Acceptant d’écouter ce que le perçu a d’audible, sans exiger déchiffrer l’inaudible, le regard s’implique, répondant à l’autre part – que du coup il perçoit.

Acceptant l’ailleurs comme ce qui lui échappe, l’œil se reconnait limité et apprend à voir dans la distance.

C’est en n’ignorant plus la distance, en ne s’obligeant plus à capturer l’invisible – quand la conscience se limite enfin à ce qui s’offre à voir – qu’elle se défait de ses projections sur (sur l’autre part) – alors l’ailleurs l’appelle et l’introduit à lui dans le voir.

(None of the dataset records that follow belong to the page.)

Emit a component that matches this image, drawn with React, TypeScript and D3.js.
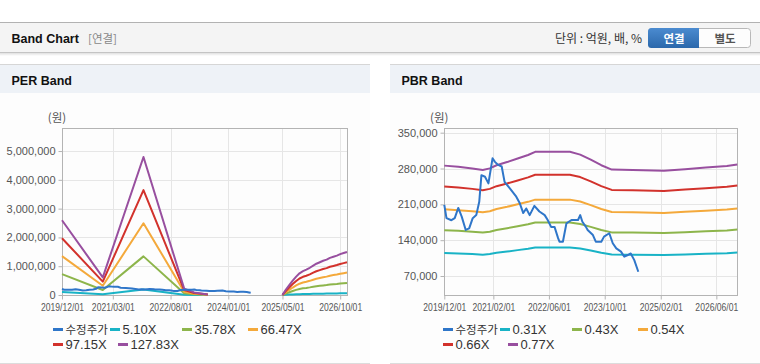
//@ts-nocheck
import * as d3 from "d3";
import React, { useEffect, useRef } from "react";

const FONT = "'Liberation Sans', Arial, 'Noto Sans CJK KR', sans-serif";
const KFONT = "'Noto Sans CJK KR', 'Liberation Sans', sans-serif";

const lineColors = ["#2f76c9", "#19b3c6", "#8db54b", "#f4a93b", "#d2322c", "#984f9f"];

const perMultiples = [5.1, 35.78, 66.47, 97.15, 127.83];
const pbrMultiples = [0.31, 0.43, 0.54, 0.66, 0.77];

const perLegend = ["수정주가", "5.10X", "35.78X", "66.47X", "97.15X", "127.83X"];
const pbrLegend = ["수정주가", "0.31X", "0.43X", "0.54X", "0.66X", "0.77X"];

const perXTicks = ["2019/12/01", "2021/03/01", "2022/08/01", "2024/01/01", "2025/05/01", "2026/10/01"];
const pbrXTicks = ["2019/12/01", "2021/02/01", "2022/06/01", "2023/10/01", "2025/02/01", "2026/06/01"];
const perYTicks = [0, 1000000, 2000000, 3000000, 4000000, 5000000];
const pbrYTicks = [70000, 140000, 210000, 280000, 350000];

// 수정주가
const priceDates = ["2019/12/01","2019/12/20","2020/02/01","2020/03/01","2020/04/01","2020/05/01","2020/06/05","2020/07/05","2020/08/05","2020/09/05","2020/10/01","2020/10/20","2020/11/20","2020/12/20","2021/01/25","2021/02/15","2021/03/15","2021/04/15","2021/05/10","2021/06/25","2021/08/20","2021/09/20","2021/10/20","2021/11/15","2021/12/15","2022/01/25","2022/03/10","2022/04/25","2022/05/20","2022/06/20","2022/07/20","2022/08/20","2022/09/01","2022/10/01","2022/11/01","2022/12/15","2023/02/10","2023/03/01","2023/03/20","2023/04/20","2023/05/05","2023/06/20","2023/07/15","2023/09/01","2023/09/25","2023/11/10","2023/12/10","2024/01/10","2024/02/20","2024/03/20","2024/04/20","2024/05/15","2024/06/15","2024/07/05","2024/07/20"];
const priceValues = [209000,183000,179000,183000,203000,186000,160000,163000,183000,189000,215000,267000,264000,251000,300000,293000,287000,284000,254000,241000,225000,212000,193000,202000,189000,207000,196000,189000,180000,166000,166000,144000,137000,137000,173000,179500,179500,189000,176000,166000,160000,150000,137000,137000,147000,153500,134000,124000,117600,107700,111000,114000,101000,88000,78400];

// EPS (PER band base), null = no band
const epsDates = ["2019/12/01","2020/12/01","2021/12/01","2022/12/01","2023/03/01","2023/07/01","2023/08/01","2025/04/01","2025/05/01","2025/06/01","2025/07/01","2025/08/01","2025/09/01","2025/10/01","2025/11/01","2025/12/01","2026/01/01","2026/02/01","2026/03/01","2026/04/01","2026/05/01","2026/06/01","2026/07/01","2026/08/01","2026/09/01","2026/10/01","2026/11/01","2026/12/01"];
const epsValues = [20300,4800,37500,1750,700,150,null,null,0,1500,2700,3900,5000,5900,6500,6900,7400,8000,8500,8900,9300,9600,10100,10400,10700,11100,11400,11700];

// BPS (PBR band base)
const bpsDates = ["2019/12/01","2020/04/01","2020/08/01","2020/11/01","2021/01/01","2021/03/01","2021/06/01","2021/09/01","2021/12/01","2022/02/01","2022/12/01","2023/03/01","2023/06/01","2023/09/01","2023/12/01","2024/06/01","2025/03/01","2025/09/01","2026/03/01","2026/09/01","2026/12/01"];
const bpsValues = [371000,368000,364000,360000,364000,372000,380000,389000,398000,406000,406000,399000,386000,372000,361000,360000,358000,362000,366000,370000,374000];

const parse = d3.timeParse("%Y/%m/%d");

function drawPanel(svg, opt) {
  const { px, title, xRange, yDomain, yTicks, xTicks, base, multiples, legend, legendX } = opt;
  const g = svg.append("g");

  // panel frame
  g.append("rect").attr("x", px).attr("y", 93).attr("width", 370).attr("height", 270).attr("fill", "#fdfdfd");
  g.append("rect").attr("x", px).attr("y", 64).attr("width", 370).attr("height", 29).attr("fill", "#eef2f7");
  g.append("line").attr("x1", px).attr("x2", px + 370).attr("y1", 64.5).attr("y2", 64.5).attr("stroke", "#d6d6d6");
  g.append("line").attr("x1", px).attr("x2", px + 370).attr("y1", 363.5).attr("y2", 363.5).attr("stroke", "#dcdcdc");
  g.append("text").attr("x", px + 11.5).attr("y", 85).attr("font-family", FONT).attr("font-weight", "bold")
    .attr("font-size", 12.5).attr("fill", "#111").text(title);

  const x = d3.scaleTime().domain([parse("2019/12/01"), parse("2026/12/01")]).range(xRange);
  const y = d3.scaleLinear().domain(yDomain).range([295, 128.3]);
  const [x0, x1] = xRange;

  // grid
  g.append("g").selectAll("line").data(yTicks).join("line")
    .attr("x1", x0).attr("x2", x1)
    .attr("y1", (d) => Math.round(y(d)) + 0.5).attr("y2", (d) => Math.round(y(d)) + 0.5)
    .attr("stroke", "#e6e6e6");
  g.append("g").selectAll("line").data(xTicks.slice(1)).join("line")
    .attr("x1", (d) => Math.round(x(parse(d))) + 0.5).attr("x2", (d) => Math.round(x(parse(d))) + 0.5)
    .attr("y1", 128.3).attr("y2", 295)
    .attr("stroke", "#e6e6e6");

  // axes
  const yAxis = g.append("g").attr("transform", `translate(${Math.round(x0) + 0.5},0)`)
    .call(d3.axisLeft(y).tickValues(yTicks).tickSize(4).tickPadding(3).tickFormat(d3.format(",")));
  const xAxis = g.append("g").attr("transform", `translate(0,${295.5})`)
    .call(d3.axisBottom(x).tickValues(xTicks.map(parse)).tickSize(4).tickPadding(4).tickFormat(d3.timeFormat("%Y/%m/%d")));
  [yAxis, xAxis].forEach((a) => {
    a.select(".domain").remove();
    a.selectAll("line").attr("stroke", "#b4b4b4");
    a.selectAll("text").attr("font-family", FONT).attr("font-size", 11).attr("fill", "#555");
  });
  // date labels are narrow in the original: squeeze horizontally
  xAxis.selectAll("text").attr("transform", "scale(0.78,1)");

  g.append("rect").attr("x", Math.round(x0) + 0.5).attr("y", 128.5)
    .attr("width", Math.round(x1) - Math.round(x0)).attr("height", 295.5 - 128.5)
    .attr("fill", "none").attr("stroke", "#b4b4b4");

  g.append("text").attr("x", x0 - 5).attr("y", 122).attr("text-anchor", "middle")
    .attr("font-family", KFONT).attr("font-size", 11.5).attr("fill", "#555").text("(원)");

  // lines
  const line = d3.line().defined((d) => d[1] != null).x((d) => x(d[0])).y((d) => y(d[1]));
  const baseRows = base.dates.map((d, i) => [parse(d), base.values[i]]);
  const bands = multiples.map((m) => baseRows.map(([d, v]) => [d, v == null ? null : v * m]));
  const price = priceDates.map((d, i) => [parse(d), priceValues[i]]);

  g.append("g").attr("fill", "none").attr("stroke-width", 2).attr("stroke-linejoin", "round")
    .selectAll("path").data(bands).join("path")
    .attr("stroke", (d, i) => lineColors[i + 1])
    .attr("d", line);
  g.append("path").datum(price).attr("fill", "none").attr("stroke", lineColors[0])
    .attr("stroke-width", 2).attr("stroke-linejoin", "round").attr("d", line);

  // legend
  const offsets = [[0, 0], [57, 0], [129, 0], [195, 0], [0, 1], [65, 1]];
  const li = g.append("g").selectAll("g").data(legend).join("g")
    .attr("transform", (d, i) => `translate(${legendX + offsets[i][0]},${329.5 + offsets[i][1] * 15})`);
  li.append("line").attr("x1", 0).attr("x2", 10).attr("stroke-width", 3)
    .attr("stroke", (d, i) => lineColors[i]);
  li.append("text").attr("x", 12.5).attr("dy", "0.36em")
    .attr("font-family", (d) => (/[가-힣]/.test(d) ? KFONT : FONT))
    .attr("font-size", (d) => (/[가-힣]/.test(d) ? 11.5 : 13))
    .attr("fill", "#333").text((d) => d);
}

const chart = () => {
  const svg = d3.create("svg").attr("width", 760).attr("height", 364)
    .attr("style", "position:absolute;left:0;top:0;background:#fff");

  // top header
  const defs = svg.append("defs");
  const sh = defs.append("linearGradient").attr("id", "hdrShadow").attr("x1", 0).attr("x2", 0).attr("y1", 0).attr("y2", 1);
  sh.append("stop").attr("offset", 0).attr("stop-color", "#000").attr("stop-opacity", 0.12);
  sh.append("stop").attr("offset", 1).attr("stop-color", "#000").attr("stop-opacity", 0);
  const bg = defs.append("linearGradient").attr("id", "btnBlue").attr("x1", 0).attr("x2", 0).attr("y1", 0).attr("y2", 1);
  bg.append("stop").attr("offset", 0).attr("stop-color", "#4b8bd0");
  bg.append("stop").attr("offset", 1).attr("stop-color", "#2b68ab");

  svg.append("rect").attr("x", 0).attr("y", 22).attr("width", 760).attr("height", 31).attr("fill", "#f4f4f4");
  svg.append("line").attr("x1", 0).attr("x2", 760).attr("y1", 22.5).attr("y2", 22.5).attr("stroke", "#b2b2b2");
  svg.append("line").attr("x1", 0).attr("x2", 760).attr("y1", 52.5).attr("y2", 52.5).attr("stroke", "#c4c4c4");
  svg.append("rect").attr("x", 0).attr("y", 53).attr("width", 760).attr("height", 3).attr("fill", "url(#hdrShadow)");

  svg.append("text").attr("x", 11.5).attr("y", 42.5).attr("font-family", FONT).attr("font-weight", "bold")
    .attr("font-size", 12.5).attr("fill", "#111").text("Band Chart");
  svg.append("text").attr("x", 88).attr("y", 42.5).attr("font-family", KFONT)
    .attr("font-size", 11.5).attr("fill", "#888").text("[연결]");
  svg.append("text").attr("x", 642).attr("y", 42.5).attr("text-anchor", "end").attr("font-family", KFONT)
    .attr("font-size", 12).attr("fill", "#333").text("단위 : 억원, 배, %");

  // toggle buttons
  svg.append("rect").attr("x", 648.5).attr("y", 28.5).attr("width", 102).attr("height", 19).attr("rx", 3)
    .attr("fill", "#fdfdfd").attr("stroke", "#b8b8b8");
  svg.append("path").attr("d", "M699,28 H651.5 Q648,28 648,31.5 V44.5 Q648,48 651.5,48 H699 Z").attr("fill", "url(#btnBlue)");
  svg.append("text").attr("x", 674).attr("y", 42.5).attr("text-anchor", "middle").attr("font-family", KFONT)
    .attr("font-weight", "bold").attr("font-size", 11.5).attr("fill", "#fff").text("연결");
  svg.append("text").attr("x", 725).attr("y", 42.5).attr("text-anchor", "middle").attr("font-family", KFONT)
    .attr("font-weight", "bold").attr("font-size", 11.5).attr("fill", "#555").text("별도");

  drawPanel(svg, {
    px: 0, title: "PER Band", xRange: [62, 347], yDomain: [0, 5790000], yTicks: perYTicks, xTicks: perXTicks,
    base: { dates: epsDates, values: epsValues }, multiples: perMultiples, legend: perLegend, legendX: 53,
  });
  drawPanel(svg, {
    px: 390, title: "PBR Band", xRange: [444.3, 737.3], yDomain: [32900, 358600], yTicks: pbrYTicks, xTicks: pbrXTicks,
    base: { dates: bpsDates, values: bpsValues }, multiples: pbrMultiples, legend: pbrLegend, legendX: 443,
  });

  return svg.node();
};

export default function App() {
  const holderRef = useRef<HTMLDivElement | null>(null);

  useEffect(() => {
    const holder = holderRef.current;
    if (!holder || holder.hasChildNodes()) return;
    holder.appendChild(chart());
  }, []);

  return <div ref={holderRef}></div>;
}
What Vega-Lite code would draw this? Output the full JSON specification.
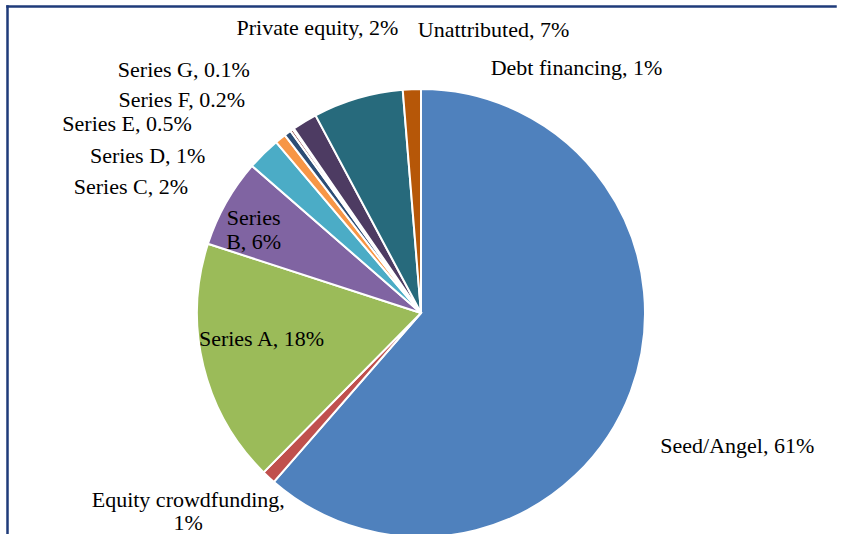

La conscience ne s’extériorise plus, elle accepte d’exister au réel, visible.


 

Au gré de l’image, le souffle passager se fait devenir

Il n’y a plus l’a-venir, il y a l’instant – et le corps qui s’investit dans l’espace déclos. Là, le corps dépend des regards que lui porte la caméra. Le mur lui parle, l’initie à l’investissement de l’espace par l’ailleurs-écran. L’image est souffle et meut le corps passager dans le devenir des rencontres : rencontre des lieux dans le donné d’un paysage – visible par souffles tempérés.

 

Intérieur invitant l’extérieur à lui communiquer son autre, ailleurs investissant l’espace – donnant à pénétrer – en mouvement – l’espace de création.

Espace d’accueil, accueillant un dehors voulu : ici, un pas suspend le regard sur l’ailleurs, ce paysage qu’intériorise le film, un toussotement s’imprime sur le sonore du film, un murmure rappelle au corps que l’espace l’appelle en différents lieux, un visiteur dont l’ombre indiscrète se projète sur le mur, et le regard intègre à ce paysage intérieur l’expression locale d’un geste.

 

 

En son mouvement, l’œil-caméra donne à voir un paysage que doit saisir l’œil spectateur,

Pour se faire spectateur, l’œil doit se faire réceptacle, s’enrichir constamment de l’espace commun que décloisonne en l’extériorisant l’autre part actualisé.